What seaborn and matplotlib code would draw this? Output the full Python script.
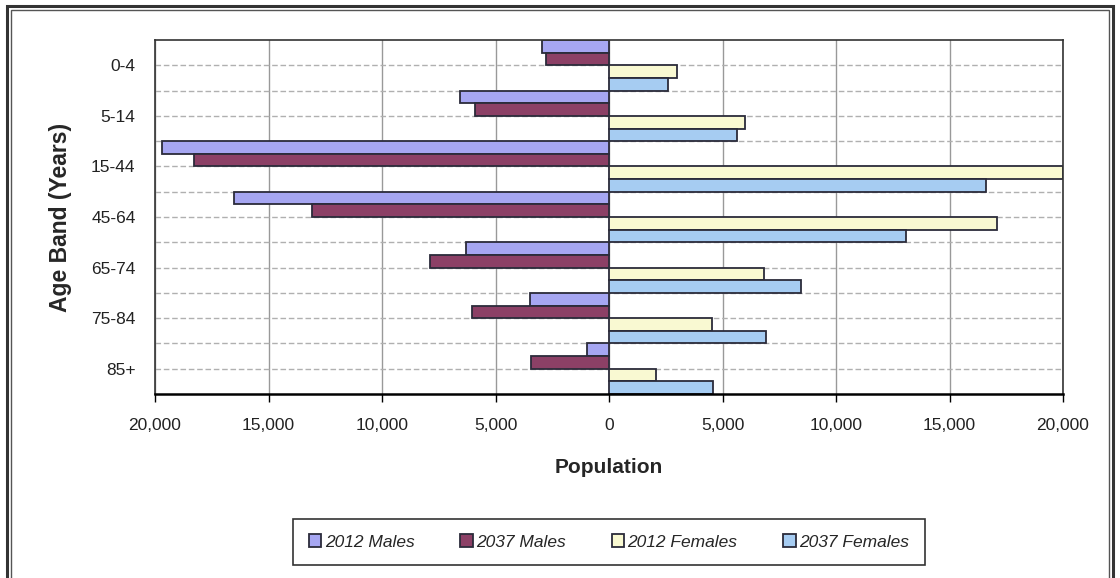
import numpy as np
import pandas as pd
import matplotlib
matplotlib.use("Agg")
import matplotlib.pyplot as plt
import matplotlib.ticker as mticker
from matplotlib.patches import Rectangle
import seaborn as sns

age_bands = ["0-4", "5-14", "15-44", "45-64", "65-74", "75-84", "85+"]
series_names = ["2012 Males", "2037 Males", "2012 Females", "2037 Females"]

males_2012 = [2970, 6570, 19700, 16520, 6300, 3480, 980]
males_2037 = [2780, 5900, 18280, 13080, 7880, 6030, 3440]
females_2012 = [2980, 6000, 20000, 17080, 6820, 4540, 2050]
females_2037 = [2590, 5650, 16590, 13080, 8450, 6920, 4590]

colors = ["#9999FF", "#993366", "#FFFFCC", "#99CCFF"]

# males go to the left of zero
rows = []
for name, vals, sign in zip(series_names,
                            [males_2012, males_2037, females_2012, females_2037],
                            [-1, -1, 1, 1]):
    for band, v in zip(age_bands, vals):
        rows.append({"age": band, "series": name, "value": sign * v})
df = pd.DataFrame(rows)

sns.set_style("white")
plt.rcParams["font.family"] = ["Liberation Sans", "DejaVu Sans"]

fig = plt.figure(figsize=(11.2, 5.78), dpi=100)
ax = fig.add_axes([155 / 1120, 1 - 394 / 578, (1063 - 155) / 1120, (394 - 40) / 578])

sns.barplot(data=df, y="age", x="value", hue="series", order=age_bands,
            hue_order=series_names, palette=colors, orient="h", width=1.0,
            dodge=True, edgecolor="#2b2b3a", linewidth=1.3, ax=ax,
            errorbar=None, legend=True)

ax.set_xlim(-20000, 20000)
ax.set_ylim(6.5, -0.5)
ax.set_axisbelow(True)

ax.xaxis.set_major_locator(mticker.MultipleLocator(5000))
ax.xaxis.set_major_formatter(mticker.FuncFormatter(lambda v, p: f"{abs(v):,.0f}"))
ax.set_yticks(range(len(age_bands)))
ax.set_yticklabels(age_bands)
ax.set_yticks(np.arange(0.5, 6.0, 1.0), minor=True)

ax.grid(True, axis="x", color="#999999", linewidth=1.0, linestyle="-")
ax.grid(True, axis="y", which="both", color="#b0b0b0", linewidth=1.0,
        linestyle=(0, (4, 2)))

ax.tick_params(axis="x", length=6, width=1, color="black", direction="out",
               labelsize=12.5, pad=11, bottom=True)
ax.tick_params(axis="y", length=0, labelsize=12.5, pad=14, which="both")
for lbl in ax.get_xticklabels() + ax.get_yticklabels():
    lbl.set_color("#222222")

for side in ["left", "right", "top"]:
    ax.spines[side].set_color("#333333")
    ax.spines[side].set_linewidth(1.2)
ax.spines["bottom"].set_color("black")
ax.spines["bottom"].set_linewidth(1.8)

ax.set_xlabel("Population", fontsize=15, fontweight="bold", labelpad=18)
ax.set_ylabel("Age Band (Years)", fontsize=16.5, fontweight="bold", labelpad=14)

handles, labels = ax.get_legend_handles_labels()
ax.get_legend().remove()
leg = fig.legend(handles, labels, loc="center", ncol=4,
                 bbox_to_anchor=(609 / 1120, 1 - 542 / 578),
                 frameon=True, fancybox=False, edgecolor="black",
                 prop={"style": "italic", "size": 12.5},
                 handlelength=0.7, handleheight=0.7, handletextpad=0.2,
                 columnspacing=2.65, borderpad=0.9, borderaxespad=0)
leg.get_frame().set_linewidth(1.2)

# double border around the chart
fig.patches.append(Rectangle((7 / 1120, -0.05), (1113 - 7) / 1120, 1.05 - 6 / 578,
                             transform=fig.transFigure, fill=False,
                             edgecolor="#333333", linewidth=2.2))
fig.patches.append(Rectangle((11 / 1120, -0.05), (1109 - 11) / 1120, 1.05 - 10 / 578,
                             transform=fig.transFigure, fill=False,
                             edgecolor="#555555", linewidth=1.0))

fig.savefig("out.png", dpi=100, facecolor="white")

◆ ◆ ◆ ◆

--- STATED PROBLEM ---
Omitting all pictures, restate exactly the lines of the material from its start through the line that contains "females_2037 = [2590, 5650, 16590, 13080, 8450, 6920, 4590]".

--- ANSWER IN FULL ---
What seaborn and matplotlib code would draw this? Output the full Python script.
import numpy as np
import pandas as pd
import matplotlib
matplotlib.use("Agg")
import matplotlib.pyplot as plt
import matplotlib.ticker as mticker
from matplotlib.patches import Rectangle
import seaborn as sns

age_bands = ["0-4", "5-14", "15-44", "45-64", "65-74", "75-84", "85+"]
series_names = ["2012 Males", "2037 Males", "2012 Females", "2037 Females"]

males_2012 = [2970, 6570, 19700, 16520, 6300, 3480, 980]
males_2037 = [2780, 5900, 18280, 13080, 7880, 6030, 3440]
females_2012 = [2980, 6000, 20000, 17080, 6820, 4540, 2050]
females_2037 = [2590, 5650, 16590, 13080, 8450, 6920, 4590]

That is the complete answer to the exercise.